🏰 The Carlisle Crawl: When Enjoyment Becomes Exercise


I have absolutely no one to blame but myself. And yet, I reserve the right to have a jolly good moan about it.


Right now, my lower back feels like a rusty hinge desperately begging for WD-40, and the ache is so deep it might be touching my soul. I’ve swallowed enough paracetamol to sedate a small pony, just to take the vicious edge off. Why the internal rebellion? Because I had the audacity to enjoy myself yesterday.


It started innocently enough: a pleasant, crisp Sunday with the brother and sister-in-law, walking into and around the fair city of Carlisle. The agenda was simple: a nice walk into town, a little potter around the shops, and a gentle stroll back. What it became was a fitness challenge worthy of an Olympic qualifier.


I checked my phone later, fully expecting a minor bump in my usual couch-to-fridge step count. Instead, I saw a number that looked suspiciously like a typo. My step count was four times my normal level, and more than double what I’d rack up on an “active” day. My body is currently staging a quiet, painful protest, demanding to know who signed it up for an unauthorised half-marathon around Cumbria.


To cap off the saga of exertion, my 19-year-old youngest and oldest foster kid joined the expedition in the city centre. The youngest, God bless him, arrived looking like he’d been caught mid-toilet-training emergency. Nope. It was just an entire bottle of bright orange Iron Brew that had staged a full-scale jailbreak inside his hoodie pocket, turning the fabric into a sticky, carbonated canvas. Nothing screams ‘urban adventure’ like a fully grown adult walking around Carlisle with a sticky, fizzy stain that screams public urination, caused by the famously aggressive national soft drink.


The current agony is proper, I tell you. The stupidity of not knowing my own limits is palpable. But here’s the kicker, the true punchline:


I bloody loved every single second of it.

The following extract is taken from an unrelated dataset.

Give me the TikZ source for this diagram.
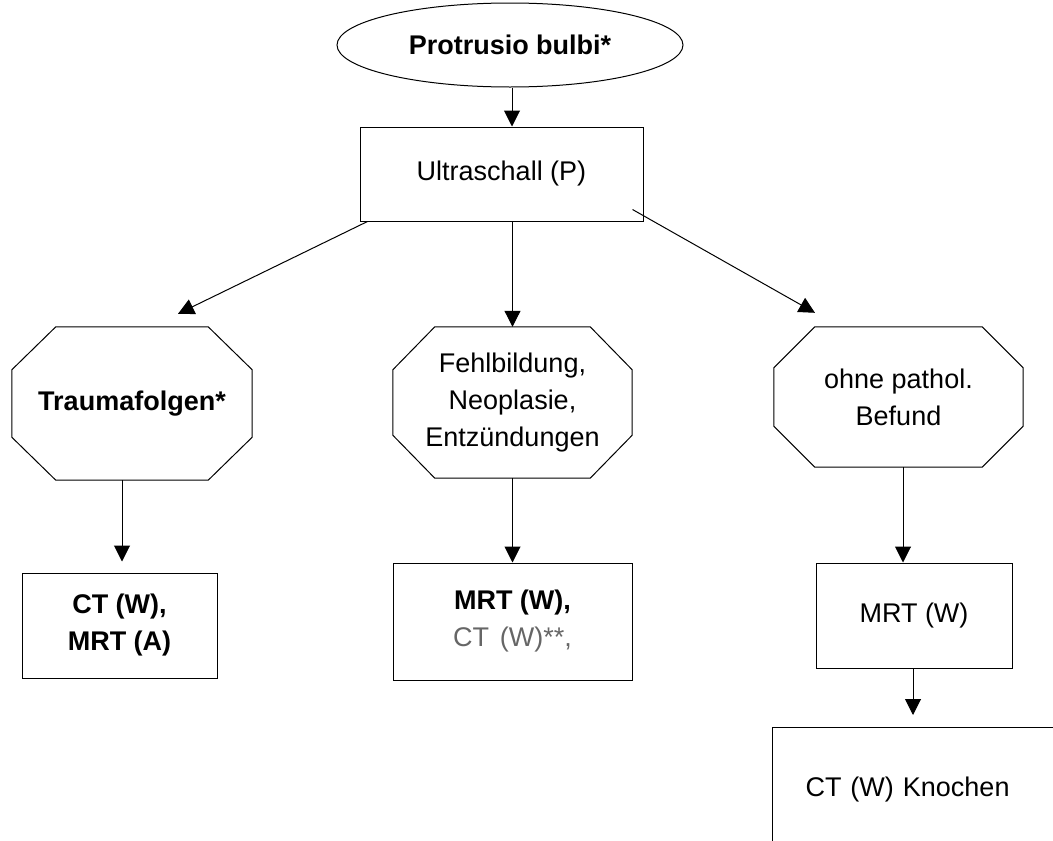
\documentclass[tikz,border=0pt]{standalone}
\usepackage{fontspec}
\setmainfont{Liberation Sans}
\usetikzlibrary{shapes.geometric,arrows.meta}

\begin{document}
\begin{tikzpicture}[x=1pt,y=-1pt,
	box/.style={draw,rectangle,line width=1pt,align=center,inner sep=0pt},
	octa/.style={rectangle,align=center,inner sep=0pt},
	arr/.style={-{Triangle[width=16pt,length=16pt]},line width=1pt}]
	\tikzstyle{every node}+=[font=\fontsize{27}{37}\selectfont]
	\useasboundingbox (0,0) rectangle (1053,841);
	\node[draw,ellipse,line width=1pt,minimum width=346pt,minimum height=84pt,inner sep=0pt,font=\fontsize{27}{37}\selectfont\bfseries] (protr) at (510,45) {Protrusio bulbi*};
	\node[box,minimum width=283pt,minimum height=94pt] (us) at (501.5,174) {Ultraschall (P)};
	\node[octa,minimum width=240pt,minimum height=153pt,font=\fontsize{27}{37}\selectfont\bfseries] (trauma) at (132,403.5) {Traumafolgen*};
	\node[octa,minimum width=239pt,minimum height=151pt] (fehl) at (512.5,402.5) {Fehlbildung,\\Neoplasie,\\Entzündungen};
	\node[octa,minimum width=249pt,minimum height=140pt] (ohne) at (898.5,397) {ohne pathol.\\Befund};
	\foreach \n/\dx/\dy in {trauma/44/43,fehl/42/43,ohne/41/41}
		\draw[line width=1pt] ([xshift=\dx pt]\n.north west) -- ([xshift=-\dx pt]\n.north east) -- ([yshift=-\dy pt]\n.north east) -- ([yshift=\dy pt]\n.south east) -- ([xshift=-\dx pt]\n.south east) -- ([xshift=\dx pt]\n.south west) -- ([yshift=\dy pt]\n.south west) -- ([yshift=-\dy pt]\n.north west) -- cycle;
	\node[box,minimum width=195pt,minimum height=105pt,font=\fontsize{27}{37}\selectfont\bfseries] (ctmrt) at (119.5,625.5) {CT (W),\\MRT (A)};
	\node[box,minimum width=239pt,minimum height=117pt] (mrtct) at (512.5,621.5) {\textbf{MRT (W),}\\{\color{black!60}CT\hspace{0.4em}(W)**,}};
	\node[box,minimum width=196pt,minimum height=105pt] (mrt) at (914,615.5) {MRT (W)};
	\node[box,anchor=north west,minimum width=298pt,minimum height=124pt,text width=232pt,inner xsep=33pt,align=left] (knochen) at (772,727) {CT (W) Knochen};
	\draw[arr] ([xshift=2pt]protr.south) -- ([xshift=2pt]protr.south |- us.north);
	\draw[arr] (fehl.north |- us.south) -- (fehl.north);
	\draw[arr] ([xshift=8pt]us.south west) -- ([xshift=46pt,yshift=13pt]trauma.north);
	\draw[arr] ([xshift=-11pt,yshift=12pt]us.south east) -- ([xshift=-83.5pt,yshift=14pt]ohne.north);
	\draw[arr,shorten >=11pt] ([xshift=-10pt]trauma.south) -- ([xshift=-10pt]trauma.south |- ctmrt.north);
	\draw[arr] (fehl.south) -- (mrtct.north);
	\draw[arr] ([xshift=4.5pt]ohne.south) -- ([xshift=4.5pt]ohne.south |- mrt.north);
	\draw[arr,shorten >=12pt] ([xshift=-1pt]mrt.south) -- ([xshift=-1pt]mrt.south |- knochen.north);
\end{tikzpicture}
\end{document}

Sometimes, the price of a perfect day in a historic city is a two-day recovery period and the quiet contemplation of your own physical limitations. My back is broken, my feet are knackered, and my step goal is ruined for the rest of the week… but that, my friends, is the Art of Stupidity. Now, if you’ll excuse me, I need to find the nearest soft surface and possibly a full-time carer.